「幸せに生きる事こそが最大の復讐」復讐者たち J24さんの映画レビュー(感想・評価)
幸せに生きる事こそが最大の復讐
主人公のユダヤ人マックスが敗戦によりナチスから解放されたところ物語は始まる。
当初は収容所から離れ離れになった妻子を探していたが彼女達が殺された事実を知る。
保護されたイギリス兵のナチスの官僚達を殺害する現場に居合わせた事から復讐心に火がつき保護から離れた後にも同志達を集めナチス人大量殺害の計画を企て実行を成功させようという実話作品である。

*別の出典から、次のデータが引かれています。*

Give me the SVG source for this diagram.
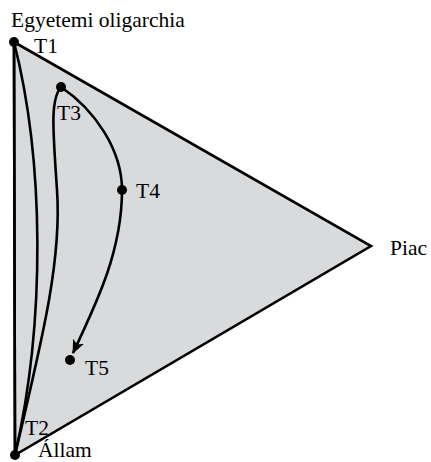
<svg xmlns="http://www.w3.org/2000/svg" width="431" height="462" viewBox="0 0 431 462">
<style>
.lbl{font-family:"Liberation Serif","Times New Roman",serif;font-size:21.5px;fill:#000}
.ln{fill:none;stroke:#000;stroke-width:2.6}
.dot{fill:#000}
</style>
<defs>
<marker id="arr" viewBox="0 0 14 12" refX="13" refY="6" markerWidth="14" markerHeight="12" markerUnits="userSpaceOnUse" orient="auto">
<path d="M0,0 L14,6 L0,12 L3.5,6 Z" fill="#000"/>
</marker>
</defs>
<g id="triangle">
<polygon points="14,42 371,246 15,455" fill="#d9dadc" stroke="#000" stroke-width="2.6" stroke-linejoin="miter"/>
</g>
<g id="connectors">
<path class="ln" d="M14,42 L15,455"/>
<path class="ln" d="M14,42 C44,160 46,320 15,455"/>
<path class="ln" d="M15,455 C42,340 62,260 57,190 C53,130 50,100 61,87"/>
<path class="ln" d="M61,87 C95,110 122,150 122,190 C122,250 98,300 73,353" marker-end="url(#arr)"/>
</g>
<g id="T1"><circle class="dot" cx="14" cy="42" r="5"/><text class="lbl" x="34" y="53">T1</text></g>
<g id="egyetemi"><text class="lbl" x="11" y="27">Egyetemi oligarchia</text></g>
<g id="T2"><circle class="dot" cx="15" cy="455" r="5"/><text class="lbl" x="25" y="435">T2</text></g>
<g id="allam"><text class="lbl" x="38" y="457">Állam</text></g>
<g id="piac"><text class="lbl" x="390" y="255">Piac</text></g>
<g id="T3"><circle class="dot" cx="61" cy="87" r="5"/><text class="lbl" x="57" y="120">T3</text></g>
<g id="T4"><circle class="dot" cx="122" cy="190" r="5"/><text class="lbl" x="136" y="198">T4</text></g>
<g id="T5"><circle class="dot" cx="70" cy="360" r="5"/><text class="lbl" x="85" y="375">T5</text></g>
</svg>
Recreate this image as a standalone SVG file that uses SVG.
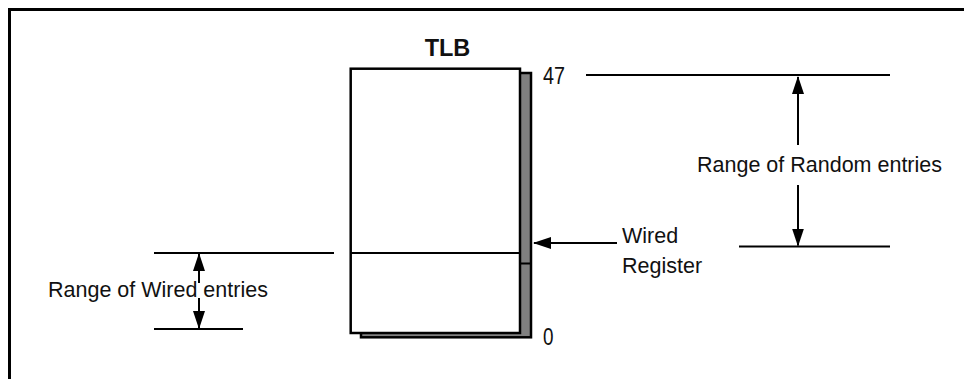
<svg xmlns="http://www.w3.org/2000/svg" width="964" height="379" viewBox="0 0 964 379">
  <style>
    .t { font-family: "Liberation Sans", Arial, sans-serif; font-size: 21.5px; fill: #111; }
    .n { font-family: "Liberation Sans", Arial, sans-serif; font-size: 23px; fill: #111; }
    .ln { stroke: #000; stroke-width: 2; fill: none; }
    .ar { stroke: #000; stroke-width: 2; fill: none; marker-end: url(#ah); }
  </style>
  <defs>
    <marker id="ah" viewBox="0 0 18 12" refX="17" refY="6" markerWidth="18" markerHeight="12" markerUnits="userSpaceOnUse" orient="auto">
      <path d="M0,0 L18,6 L0,12 Z" fill="#000"/>
    </marker>
  </defs>
  <rect width="964" height="379" fill="#fff"/>
  <g id="frame">
    <path d="M9.5,379 L9.5,9.5 L964,9.5" fill="none" stroke="#000" stroke-width="3"/>
  </g>
  <g id="tlb">
    <text x="447.5" y="56" text-anchor="middle" font-family="Liberation Sans, Arial, sans-serif" font-weight="bold" font-size="23.5" fill="#111">TLB</text>
    <rect x="361" y="73" width="170" height="264.3" fill="#808080" stroke="#000" stroke-width="2.5"/>
    <line x1="520" y1="263.5" x2="531" y2="263.5" stroke="#000" stroke-width="2"/>
    <rect x="350.7" y="68.7" width="169.3" height="264.3" fill="#fff" stroke="#000" stroke-width="2.5"/>
    <line x1="350.7" y1="253" x2="520" y2="253" stroke="#000" stroke-width="2"/>
    <text class="n" x="543" y="84" textLength="22" lengthAdjust="spacingAndGlyphs">47</text>
    <text class="n" x="543" y="345" textLength="10.5" lengthAdjust="spacingAndGlyphs">0</text>
  </g>
  <g id="random-range">
    <text class="t" x="697" y="172">Range of Random entries</text>
  </g>
  <g id="wired-register">
    <text class="t" x="622" y="243">Wired</text>
    <text class="t" x="622" y="273">Register</text>
  </g>
  <g id="wired-range">
    <text class="t" x="48" y="297">Range of Wired entries</text>
  </g>
  <g id="connectors">
    <line class="ln" x1="586" y1="75" x2="890" y2="75"/>
    <line class="ln" x1="739" y1="246.5" x2="890" y2="246.5"/>
    <line class="ar" x1="798" y1="145" x2="798" y2="77"/>
    <line class="ar" x1="798" y1="185" x2="798" y2="245.5"/>
    <line class="ar" x1="617" y1="243" x2="534" y2="243"/>
    <line class="ln" x1="154" y1="253" x2="334" y2="253"/>
    <line class="ln" x1="154" y1="329" x2="243" y2="329"/>
    <line class="ar" x1="199" y1="283" x2="199" y2="254"/>
    <line class="ar" x1="199" y1="298" x2="199" y2="328"/>
  </g>
</svg>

もちろん冒頭に実話に基づいたという説明がある以上このような計画が行われた事実がない事は歴史を振り返っても分かることである。
その為裏ではどういう計画が行われていたのか。そして復讐心に駆られる程の彼らの苦しみはどれほどのものだったのかこの辺りに注目しながら楽しませてもらった。

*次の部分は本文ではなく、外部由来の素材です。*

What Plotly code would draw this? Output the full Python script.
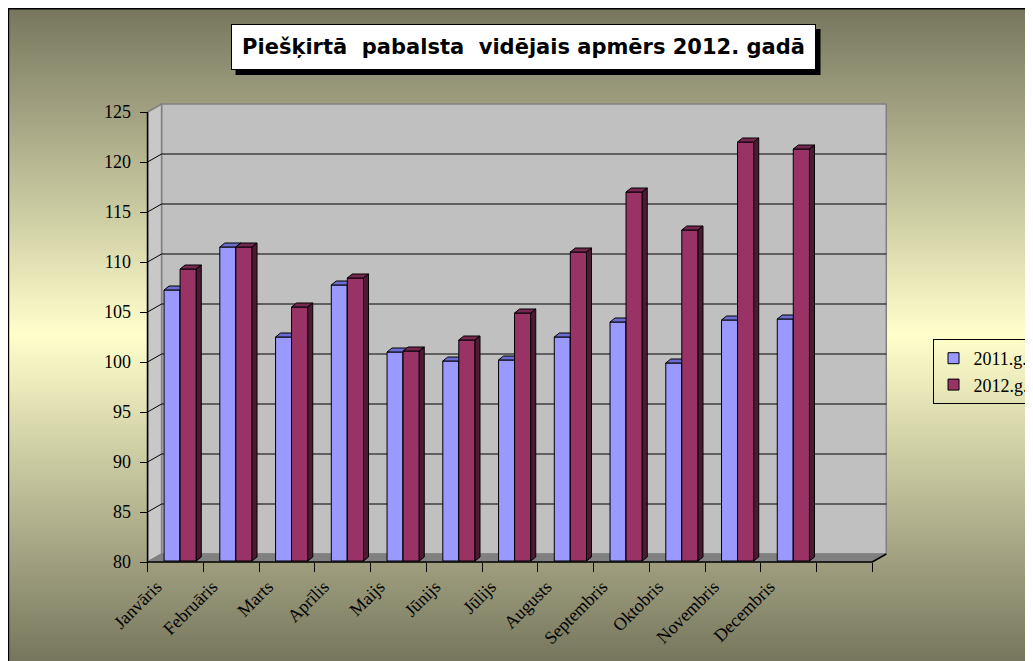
import plotly.graph_objects as go

# ---------------- data ----------------
months = ["Janvāris", "Februāris", "Marts", "Aprīlis", "Maijs", "Jūnijs",
          "Jūlijs", "Augusts", "Septembris", "Oktobris", "Novembris", "Decembris"]
vals_2011 = [107.2, 111.5, 102.5, 107.7, 101.0, 100.1, 100.2, 102.5, 104.0, 99.9, 104.2, 104.3]
vals_2012 = [109.3, 111.5, 105.5, 108.4, 101.1, 102.2, 104.9, 111.0, 117.0, 113.2, 122.0, 121.3]
series_names = ["2011.g.", "2012.g."]
y_ticks = [80, 85, 90, 95, 100, 105, 110, 115, 120, 125]
title_text = "Piešķirtā\u00a0 pabalsta\u00a0 vidējais apmērs 2012. gadā"

# ---------------- geometry (page pixels; page has an 8px body margin) ----------------
OFF = 8
W, H = 1033 - OFF, 661 - OFF
XR = [-0.1, 13.3]
YR = [79.7, 126.0]
PXX = 55.75   # px per category slot
PXY = 10.0    # px per value unit
ML = (148 - OFF) - (0 - XR[0]) * PXX
PW = (XR[1] - XR[0]) * PXX
MT = 102 - OFF
PH = (YR[1] - YR[0]) * PXY
MB = H - MT - PH
MR = W - ML - PW

def px_x(p):
    return (p - OFF - ML) / PW

def px_y(p):
    return (H - MB - (p - OFF)) / PH

YMIN, YMAX = 80, 125
NSLOT = 13
WDX = 14 / PXX   # wall depth
WDY = 8 / PXY
BDX = 5 / PXX    # bar depth
BDY = 4 / PXY
BASE = 80.1
A0, A1, A2 = 16.5 / PXX, 32.5 / PXX, 48.7 / PXX

C11 = ("#9999ff", "#6b6bd0", "#4d4d85")
C12 = ("#993366", "#782850", "#4d1a33")

def polys(values, xa, xb, kind):
    xs, ys = [], []
    for i, v in enumerate(values):
        xl, xr = i + xa, i + xb
        if kind == "front":
            px = [xl, xl, xr, xr, xl]
            py = [BASE, v, v, BASE, BASE]
        elif kind == "top":
            px = [xl, xl + BDX, xr + BDX, xr, xl]
            py = [v, v + BDY, v + BDY, v, v]
        else:
            px = [xr, xr, xr + BDX, xr + BDX, xr]
            py = [BASE, v, v + BDY, BASE + BDY, BASE]
        xs += px + [None]
        ys += py + [None]
    return xs, ys

fig = go.Figure()

def add_poly(values, xa, xb, kind, color):
    xs, ys = polys(values, xa, xb, kind)
    fig.add_trace(go.Scatter(x=xs, y=ys, mode="lines", fill="toself",
                             fillcolor=color, line=dict(color="black", width=1),
                             hoverinfo="skip", showlegend=False))

add_poly(vals_2011, A0, A1, "front", C11[0])
add_poly(vals_2011, A0, A1, "top", C11[1])
add_poly(vals_2011, A0, A1, "side", C11[2])
add_poly(vals_2012, A1, A2, "front", C12[0])
add_poly(vals_2012, A1, A2, "top", C12[1])
add_poly(vals_2012, A1, A2, "side", C12[2])

# legend proxies
for name, c in zip(series_names, (C11[0], C12[0])):
    fig.add_trace(go.Scatter(x=[None], y=[None], mode="markers", name=name,
                             marker=dict(symbol="square", size=11, color=c,
                                         line=dict(color="black", width=1))))

shapes = []
# gradient background
top, bot = 8, 661
center = (top + bot) / 2
half = (bot - top) / 2
light = (255, 255, 204)
dark = (118, 118, 94)
step = 3
y = top
while y < bot:
    t = min(1.0, abs(y + step / 2 - center) / half)
    col = tuple(int(round(light[k] + (dark[k] - light[k]) * t)) for k in range(3))
    shapes.append(dict(type="rect", xref="paper", yref="paper", layer="below",
                       x0=px_x(8), x1=px_x(1040), y0=px_y(y), y1=px_y(min(y + step + 0.5, bot + 4)),
                       fillcolor="rgb(%d,%d,%d)" % col, line=dict(width=0)))
    y += step
# outer border (left/top)
shapes.append(dict(type="line", xref="paper", yref="paper", layer="below",
                   x0=px_x(8.6), x1=px_x(8.6), y0=px_y(8), y1=px_y(670),
                   line=dict(color="black", width=2)))
shapes.append(dict(type="line", xref="paper", yref="paper", layer="below",
                   x0=px_x(8), x1=px_x(1040), y0=px_y(8.6), y1=px_y(8.6),
                   line=dict(color="black", width=2)))
# back wall
shapes.append(dict(type="rect", xref="x", yref="y", layer="below",
                   x0=WDX, x1=NSLOT + WDX, y0=YMIN + WDY, y1=YMAX + WDY,
                   fillcolor="#c0c0c0", line=dict(color="#808080", width=1.5)))
# left side wall
shapes.append(dict(type="path", xref="x", yref="y", layer="below",
                   path="M0,%g L0,%g L%g,%g L%g,%g Z" % (YMIN, YMAX, WDX, YMAX + WDY, WDX, YMIN + WDY),
                   fillcolor="#c8c8c8", line=dict(color="#808080", width=1.5)))
# floor
shapes.append(dict(type="path", xref="x", yref="y", layer="below",
                   path="M0,%g L%g,%g L%g,%g L%g,%g Z" % (YMIN, NSLOT, YMIN, NSLOT + WDX, YMIN + WDY, WDX, YMIN + WDY),
                   fillcolor="#808080", line=dict(color="#808080", width=1)))
# gridlines
for v in y_ticks[1:-1]:
    shapes.append(dict(type="path", xref="x", yref="y", layer="below",
                       path="M0,%g L%g,%g L%g,%g" % (v, WDX, v + WDY, NSLOT + WDX, v + WDY),
                       line=dict(color="black", width=1)))
# floor front + right edge, front axis line
shapes.append(dict(type="path", xref="x", yref="y", layer="below",
                   path="M0,%g L%g,%g L%g,%g" % (YMIN, NSLOT, YMIN, NSLOT + WDX, YMIN + WDY),
                   line=dict(color="black", width=1.5)))
shapes.append(dict(type="line", xref="x", yref="y", layer="below",
                   x0=0, x1=0, y0=YMIN, y1=YMAX, line=dict(color="black", width=1.5)))
# title shadow
bx0, bx1, by0, by1 = 231, 816, 24, 70
shapes.append(dict(type="rect", xref="paper", yref="paper", layer="above",
                   x0=px_x(bx0 + 5), x1=px_x(bx1 + 5), y0=px_y(by0 + 5), y1=px_y(by1 + 5),
                   fillcolor="black", line=dict(width=0)))

fig.update_layout(
    template="none",
    width=W, height=H,
    margin=dict(l=ML, r=MR, t=MT, b=MB, pad=0, autoexpand=False),
    paper_bgcolor="white",
    plot_bgcolor="rgba(0,0,0,0)",
    shapes=shapes,
    showlegend=True,
    legend=dict(x=px_x(933), y=px_y(339), xanchor="left", yanchor="top",
                bgcolor="rgba(0,0,0,0)", bordercolor="black", borderwidth=1,
                font=dict(family="Liberation Serif", size=18, color="black"),
                itemwidth=30, tracegroupgap=0),
    xaxis=dict(range=XR, anchor="free", position=(YMIN - YR[0]) / (YR[1] - YR[0]),
               tickmode="array", tickvals=[i + 0.16 for i in range(len(months))], ticktext=months,
               tickangle=-45, ticks="outside", ticklen=6, tickcolor="rgba(0,0,0,0)",
               showgrid=False, zeroline=False, showline=False, automargin=False,
               tickfont=dict(family="Liberation Serif", size=18, color="black"),
               minor=dict(tickmode="array", tickvals=list(range(NSLOT + 1)), ticks="outside",
                          ticklen=9, tickwidth=1, tickcolor="black", showgrid=False)),
    yaxis=dict(range=YR, anchor="free", position=(0 - XR[0]) / (XR[1] - XR[0]),
               tickmode="array", tickvals=y_ticks, ticks="outside", ticklen=8, tickwidth=1,
               tickcolor="black", showgrid=False, zeroline=False, showline=False, automargin=False,
               ticklabelstandoff=5,
               tickfont=dict(family="Liberation Serif", size=18, color="black")),
    annotations=[dict(xref="paper", yref="paper", x=px_x((bx0 + bx1) / 2), y=px_y((by0 + by1) / 2),
                      xanchor="center", yanchor="middle", text="<b>" + title_text + "</b>",
                      showarrow=False, bgcolor="white", bordercolor="black", borderwidth=1,
                      borderpad=0, width=bx1 - bx0 - 2, height=by1 - by0 - 2,
                      font=dict(family="DejaVu Sans", size=21, color="black"))],
)

fig.write_html("out.html")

想像していたよりかはリアルさを追求したようには感じる事ができず終始復讐計画の描写が続きあまり大きな展開が待っているわけではない為少しウトウトしてしまった。
楽しむ事はできるがこのタイプのユダヤ系の映画の過去作と比較して特別感はあまり感じられなかったか。
ただ最後の幸せに生きる事が彼らにとって復讐だと信じてるというシーンは非常に強く共感を覚える。
今を生きる我々だって悔しい事や納得がいかない事、理不尽なことに遭遇する事は誰しもがあるだろう。
時には復讐心が芽生えてしまう事もあるかもしれない。そういう時に相手に攻撃して復讐心を満たすのではなく自分が幸せである事で復讐心を満たす事は何より自分自身にとって幸せなそして大切な選択してとなる。
ちょうどタイムリーに五輪開閉式の責任者の過去のユダヤ人をバカにするコントを過去にしていた事が発覚し解任される。
解任の是非について問うつもりはないが、こういう作品を見ると過去といえどそもそもバカにする発想がなぜできるのか理解に苦しむ。
こういう作品を鑑賞することにおいて風化させない気持ちを持ち続ける事が大切なんだと改めて感じながら劇場を後にする事ができた。